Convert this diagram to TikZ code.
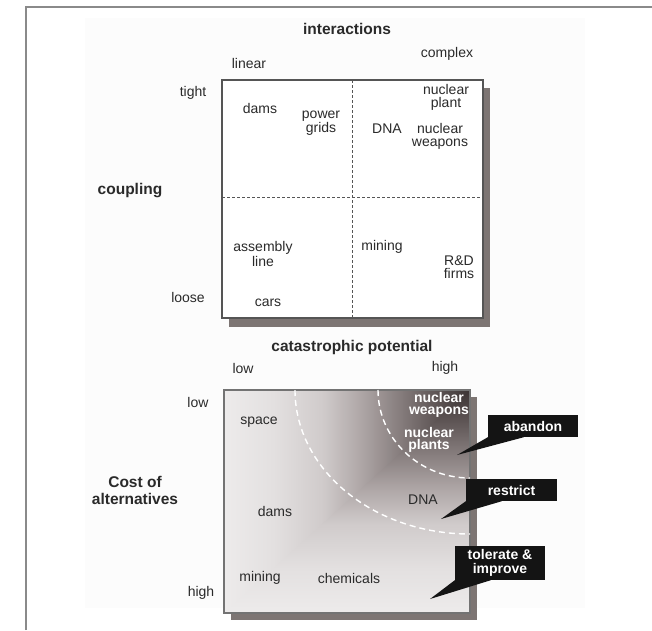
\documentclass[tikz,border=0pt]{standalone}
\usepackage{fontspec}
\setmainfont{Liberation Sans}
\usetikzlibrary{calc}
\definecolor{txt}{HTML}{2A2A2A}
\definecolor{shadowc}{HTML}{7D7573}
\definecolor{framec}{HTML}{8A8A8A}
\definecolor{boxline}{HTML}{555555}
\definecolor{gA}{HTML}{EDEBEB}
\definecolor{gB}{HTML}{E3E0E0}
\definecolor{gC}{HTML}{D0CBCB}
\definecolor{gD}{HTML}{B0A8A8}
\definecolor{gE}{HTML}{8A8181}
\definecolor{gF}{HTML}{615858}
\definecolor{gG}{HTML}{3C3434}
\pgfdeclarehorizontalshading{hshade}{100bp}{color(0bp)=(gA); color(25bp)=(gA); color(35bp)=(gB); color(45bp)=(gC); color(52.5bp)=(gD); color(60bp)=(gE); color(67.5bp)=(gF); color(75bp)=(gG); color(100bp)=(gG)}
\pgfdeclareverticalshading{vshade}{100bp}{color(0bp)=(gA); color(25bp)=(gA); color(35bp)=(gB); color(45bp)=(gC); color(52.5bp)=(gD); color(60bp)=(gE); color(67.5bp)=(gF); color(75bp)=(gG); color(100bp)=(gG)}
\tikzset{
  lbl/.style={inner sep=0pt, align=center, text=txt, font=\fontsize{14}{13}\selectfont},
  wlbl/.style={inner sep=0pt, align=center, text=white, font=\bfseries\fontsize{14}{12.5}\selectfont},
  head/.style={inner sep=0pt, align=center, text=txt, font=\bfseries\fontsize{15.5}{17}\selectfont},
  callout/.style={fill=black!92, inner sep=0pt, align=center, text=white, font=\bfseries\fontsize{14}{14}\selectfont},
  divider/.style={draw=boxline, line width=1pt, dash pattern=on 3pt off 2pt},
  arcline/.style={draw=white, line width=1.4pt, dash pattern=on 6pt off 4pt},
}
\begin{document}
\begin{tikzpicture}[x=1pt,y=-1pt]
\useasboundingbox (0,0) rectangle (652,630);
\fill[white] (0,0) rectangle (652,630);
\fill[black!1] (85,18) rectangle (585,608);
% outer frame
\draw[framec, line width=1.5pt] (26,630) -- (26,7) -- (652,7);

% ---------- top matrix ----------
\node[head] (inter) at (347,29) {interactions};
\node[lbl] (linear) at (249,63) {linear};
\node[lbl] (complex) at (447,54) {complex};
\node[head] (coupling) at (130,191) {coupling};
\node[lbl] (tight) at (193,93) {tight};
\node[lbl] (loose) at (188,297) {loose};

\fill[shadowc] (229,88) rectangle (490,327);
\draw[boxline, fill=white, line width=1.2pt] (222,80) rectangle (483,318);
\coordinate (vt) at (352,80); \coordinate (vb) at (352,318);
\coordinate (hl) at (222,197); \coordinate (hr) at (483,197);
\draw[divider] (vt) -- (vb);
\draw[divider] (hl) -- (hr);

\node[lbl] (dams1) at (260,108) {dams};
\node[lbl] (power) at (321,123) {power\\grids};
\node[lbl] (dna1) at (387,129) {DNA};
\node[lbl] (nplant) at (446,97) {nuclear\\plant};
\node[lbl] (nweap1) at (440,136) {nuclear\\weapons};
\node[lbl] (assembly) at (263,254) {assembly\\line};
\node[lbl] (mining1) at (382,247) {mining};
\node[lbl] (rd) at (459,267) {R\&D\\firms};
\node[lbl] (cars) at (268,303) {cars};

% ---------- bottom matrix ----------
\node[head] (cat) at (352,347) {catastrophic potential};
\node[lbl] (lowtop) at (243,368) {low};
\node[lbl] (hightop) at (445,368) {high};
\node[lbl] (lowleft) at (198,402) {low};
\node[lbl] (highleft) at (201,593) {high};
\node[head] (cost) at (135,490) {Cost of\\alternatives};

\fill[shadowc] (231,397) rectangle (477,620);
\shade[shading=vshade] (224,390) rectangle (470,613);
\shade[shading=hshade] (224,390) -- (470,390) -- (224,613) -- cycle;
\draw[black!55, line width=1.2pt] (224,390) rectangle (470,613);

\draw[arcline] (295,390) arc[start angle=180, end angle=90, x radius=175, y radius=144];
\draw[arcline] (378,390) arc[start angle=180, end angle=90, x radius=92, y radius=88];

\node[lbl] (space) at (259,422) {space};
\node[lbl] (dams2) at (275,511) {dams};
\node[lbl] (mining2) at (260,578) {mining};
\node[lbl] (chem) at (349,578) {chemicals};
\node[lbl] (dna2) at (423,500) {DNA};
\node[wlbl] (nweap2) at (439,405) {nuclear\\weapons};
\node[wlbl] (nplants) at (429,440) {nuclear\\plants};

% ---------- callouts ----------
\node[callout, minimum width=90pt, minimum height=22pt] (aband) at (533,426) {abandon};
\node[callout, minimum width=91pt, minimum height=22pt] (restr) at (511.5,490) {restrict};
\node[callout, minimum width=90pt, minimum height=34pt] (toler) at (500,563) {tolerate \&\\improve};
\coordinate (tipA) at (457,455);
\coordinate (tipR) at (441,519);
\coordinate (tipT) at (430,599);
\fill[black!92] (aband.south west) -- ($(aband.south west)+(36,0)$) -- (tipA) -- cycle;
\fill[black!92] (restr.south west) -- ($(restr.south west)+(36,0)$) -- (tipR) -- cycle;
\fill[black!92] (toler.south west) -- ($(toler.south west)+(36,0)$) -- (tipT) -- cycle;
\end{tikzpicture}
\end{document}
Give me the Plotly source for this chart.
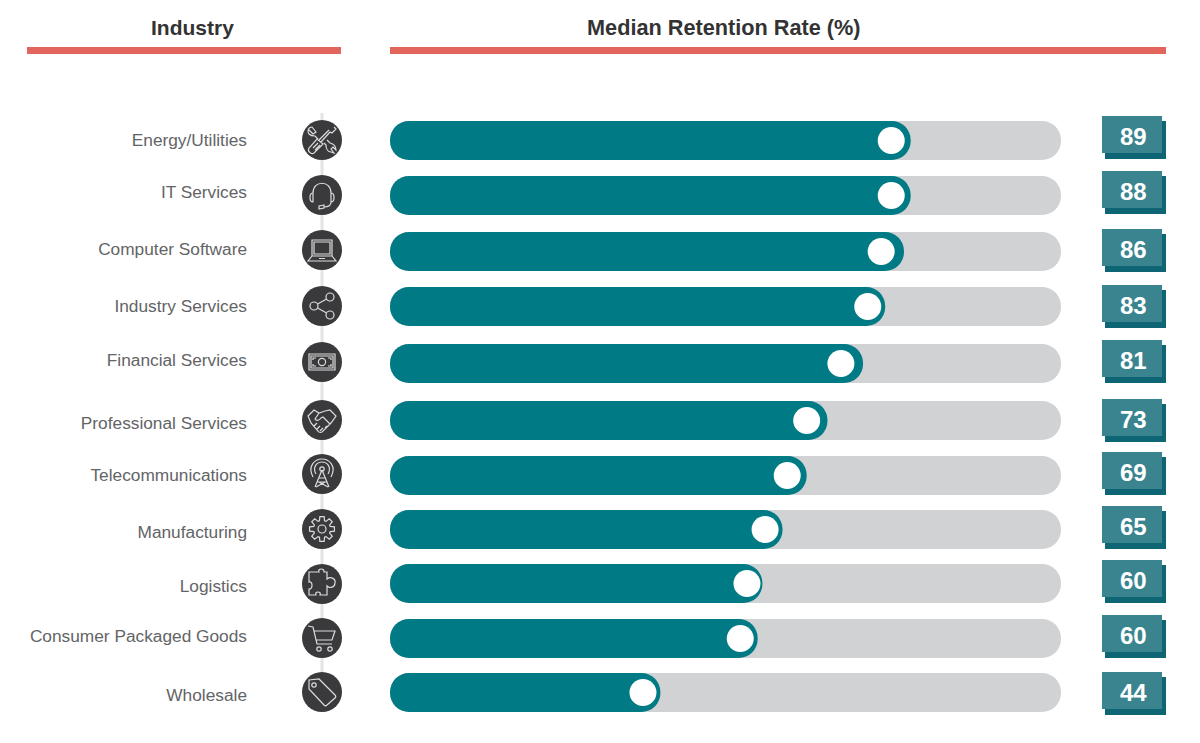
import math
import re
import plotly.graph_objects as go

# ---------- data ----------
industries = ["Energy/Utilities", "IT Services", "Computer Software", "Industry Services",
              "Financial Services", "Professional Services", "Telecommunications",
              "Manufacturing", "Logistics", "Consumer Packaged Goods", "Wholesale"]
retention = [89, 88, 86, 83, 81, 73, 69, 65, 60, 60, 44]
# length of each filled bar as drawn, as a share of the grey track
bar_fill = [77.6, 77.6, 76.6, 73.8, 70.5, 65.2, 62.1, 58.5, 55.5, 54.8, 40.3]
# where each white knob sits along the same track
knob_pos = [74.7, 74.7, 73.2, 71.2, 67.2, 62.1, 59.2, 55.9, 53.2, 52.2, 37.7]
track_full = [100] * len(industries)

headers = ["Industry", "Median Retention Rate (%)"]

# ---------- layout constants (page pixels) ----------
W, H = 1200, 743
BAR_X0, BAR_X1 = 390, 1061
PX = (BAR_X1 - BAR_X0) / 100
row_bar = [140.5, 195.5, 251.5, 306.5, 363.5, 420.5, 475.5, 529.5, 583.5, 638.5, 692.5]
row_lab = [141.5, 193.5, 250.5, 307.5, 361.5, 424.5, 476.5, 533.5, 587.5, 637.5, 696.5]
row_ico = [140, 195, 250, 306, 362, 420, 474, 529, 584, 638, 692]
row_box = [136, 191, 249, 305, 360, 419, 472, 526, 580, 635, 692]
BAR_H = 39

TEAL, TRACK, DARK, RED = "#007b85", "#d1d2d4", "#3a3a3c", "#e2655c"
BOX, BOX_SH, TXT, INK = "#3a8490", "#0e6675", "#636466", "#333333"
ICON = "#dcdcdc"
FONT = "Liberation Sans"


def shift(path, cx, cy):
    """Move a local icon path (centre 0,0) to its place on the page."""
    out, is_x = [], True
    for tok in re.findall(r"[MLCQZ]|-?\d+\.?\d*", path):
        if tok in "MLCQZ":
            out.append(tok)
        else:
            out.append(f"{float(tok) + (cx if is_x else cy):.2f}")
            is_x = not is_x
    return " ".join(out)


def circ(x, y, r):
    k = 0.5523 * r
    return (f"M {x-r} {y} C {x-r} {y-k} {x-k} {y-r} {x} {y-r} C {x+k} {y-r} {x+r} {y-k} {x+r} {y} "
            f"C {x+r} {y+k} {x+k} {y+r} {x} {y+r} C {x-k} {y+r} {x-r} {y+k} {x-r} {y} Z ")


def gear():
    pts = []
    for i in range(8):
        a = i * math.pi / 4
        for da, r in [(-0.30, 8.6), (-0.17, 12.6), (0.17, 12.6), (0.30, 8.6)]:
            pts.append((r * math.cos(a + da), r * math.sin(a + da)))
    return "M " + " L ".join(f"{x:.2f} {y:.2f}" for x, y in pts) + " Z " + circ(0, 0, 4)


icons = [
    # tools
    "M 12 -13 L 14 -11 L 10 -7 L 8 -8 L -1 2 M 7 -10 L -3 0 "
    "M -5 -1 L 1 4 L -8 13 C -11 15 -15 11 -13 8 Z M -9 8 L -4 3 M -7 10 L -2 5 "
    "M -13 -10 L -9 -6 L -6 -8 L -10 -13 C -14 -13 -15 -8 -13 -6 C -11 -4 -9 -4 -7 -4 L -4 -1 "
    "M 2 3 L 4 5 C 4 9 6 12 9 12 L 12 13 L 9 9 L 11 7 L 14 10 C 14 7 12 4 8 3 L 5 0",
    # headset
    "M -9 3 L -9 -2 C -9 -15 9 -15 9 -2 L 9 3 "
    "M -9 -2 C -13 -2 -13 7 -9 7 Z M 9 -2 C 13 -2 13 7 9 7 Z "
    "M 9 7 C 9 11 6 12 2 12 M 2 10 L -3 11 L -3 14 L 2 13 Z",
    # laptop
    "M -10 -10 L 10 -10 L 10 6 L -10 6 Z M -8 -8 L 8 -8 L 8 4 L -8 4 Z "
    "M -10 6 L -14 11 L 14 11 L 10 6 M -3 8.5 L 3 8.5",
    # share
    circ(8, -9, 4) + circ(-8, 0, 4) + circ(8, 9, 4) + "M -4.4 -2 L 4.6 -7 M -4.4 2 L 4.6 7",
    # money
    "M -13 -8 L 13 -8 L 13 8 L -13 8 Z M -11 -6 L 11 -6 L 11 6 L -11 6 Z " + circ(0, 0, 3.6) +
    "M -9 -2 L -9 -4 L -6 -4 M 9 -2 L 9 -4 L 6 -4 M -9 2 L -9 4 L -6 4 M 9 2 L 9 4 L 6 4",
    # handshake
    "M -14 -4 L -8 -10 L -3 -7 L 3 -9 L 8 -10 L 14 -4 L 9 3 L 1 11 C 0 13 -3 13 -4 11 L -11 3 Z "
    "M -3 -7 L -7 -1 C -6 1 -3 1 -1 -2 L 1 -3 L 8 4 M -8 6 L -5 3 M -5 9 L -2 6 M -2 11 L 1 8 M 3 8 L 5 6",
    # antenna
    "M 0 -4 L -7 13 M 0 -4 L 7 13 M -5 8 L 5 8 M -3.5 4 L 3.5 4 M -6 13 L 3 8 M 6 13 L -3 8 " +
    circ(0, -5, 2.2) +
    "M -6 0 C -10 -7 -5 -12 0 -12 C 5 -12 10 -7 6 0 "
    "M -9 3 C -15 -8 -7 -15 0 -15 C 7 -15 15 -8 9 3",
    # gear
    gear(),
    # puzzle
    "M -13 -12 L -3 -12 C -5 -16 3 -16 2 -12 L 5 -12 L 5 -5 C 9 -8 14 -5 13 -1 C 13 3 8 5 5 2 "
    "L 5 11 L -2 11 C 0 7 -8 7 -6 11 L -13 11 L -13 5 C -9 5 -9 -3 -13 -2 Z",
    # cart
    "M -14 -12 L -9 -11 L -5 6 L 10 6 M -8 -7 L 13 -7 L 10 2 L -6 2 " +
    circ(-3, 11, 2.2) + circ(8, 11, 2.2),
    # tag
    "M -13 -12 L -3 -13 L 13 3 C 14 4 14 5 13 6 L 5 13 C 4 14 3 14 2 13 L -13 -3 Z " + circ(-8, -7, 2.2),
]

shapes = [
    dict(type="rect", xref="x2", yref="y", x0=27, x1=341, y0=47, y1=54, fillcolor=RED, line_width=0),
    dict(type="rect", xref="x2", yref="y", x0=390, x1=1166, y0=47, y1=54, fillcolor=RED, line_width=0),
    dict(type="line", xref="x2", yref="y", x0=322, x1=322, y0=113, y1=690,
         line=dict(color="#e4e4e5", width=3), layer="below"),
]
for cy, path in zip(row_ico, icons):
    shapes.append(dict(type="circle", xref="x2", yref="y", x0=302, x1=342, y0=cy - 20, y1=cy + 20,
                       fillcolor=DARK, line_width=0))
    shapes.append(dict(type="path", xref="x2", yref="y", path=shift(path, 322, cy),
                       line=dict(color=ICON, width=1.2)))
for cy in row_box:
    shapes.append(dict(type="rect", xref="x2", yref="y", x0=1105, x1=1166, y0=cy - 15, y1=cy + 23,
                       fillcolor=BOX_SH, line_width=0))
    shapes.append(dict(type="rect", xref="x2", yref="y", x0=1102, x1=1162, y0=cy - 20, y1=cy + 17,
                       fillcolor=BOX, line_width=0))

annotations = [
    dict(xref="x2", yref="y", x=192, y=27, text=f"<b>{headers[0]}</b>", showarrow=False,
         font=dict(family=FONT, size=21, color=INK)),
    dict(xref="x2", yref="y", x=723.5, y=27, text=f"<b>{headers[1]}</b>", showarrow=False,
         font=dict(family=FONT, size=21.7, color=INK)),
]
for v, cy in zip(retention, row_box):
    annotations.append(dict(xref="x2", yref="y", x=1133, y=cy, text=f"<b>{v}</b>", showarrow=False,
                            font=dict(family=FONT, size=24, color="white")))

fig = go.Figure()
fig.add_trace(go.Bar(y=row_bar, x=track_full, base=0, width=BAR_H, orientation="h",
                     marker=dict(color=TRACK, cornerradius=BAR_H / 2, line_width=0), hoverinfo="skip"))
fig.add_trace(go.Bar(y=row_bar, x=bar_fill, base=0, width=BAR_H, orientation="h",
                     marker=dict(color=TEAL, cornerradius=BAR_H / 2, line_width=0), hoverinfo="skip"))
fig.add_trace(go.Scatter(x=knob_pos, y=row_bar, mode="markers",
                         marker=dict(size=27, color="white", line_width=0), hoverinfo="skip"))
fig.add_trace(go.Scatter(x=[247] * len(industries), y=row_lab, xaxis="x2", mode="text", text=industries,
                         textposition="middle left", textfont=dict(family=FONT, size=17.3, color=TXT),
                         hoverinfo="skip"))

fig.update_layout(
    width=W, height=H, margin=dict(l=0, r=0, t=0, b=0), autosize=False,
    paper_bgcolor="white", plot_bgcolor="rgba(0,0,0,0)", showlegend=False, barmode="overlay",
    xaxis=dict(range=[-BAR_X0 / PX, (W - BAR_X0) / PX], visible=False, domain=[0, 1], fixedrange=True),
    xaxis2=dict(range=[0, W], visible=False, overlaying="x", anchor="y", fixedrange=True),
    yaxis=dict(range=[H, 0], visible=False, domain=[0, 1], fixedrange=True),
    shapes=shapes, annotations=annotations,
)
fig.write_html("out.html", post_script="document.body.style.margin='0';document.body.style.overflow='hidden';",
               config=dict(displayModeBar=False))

- - -

AIM OF THE EXERCISE:
In the listing above, find the line containing "Give me the Plotly source for this chart." and the line containing "import plotly.graph_objects as go", then return both of them and every line between, exactly, without pictures.

ANSWER TO THIS TASK:
Give me the Plotly source for this chart.
import math
import re
import plotly.graph_objects as go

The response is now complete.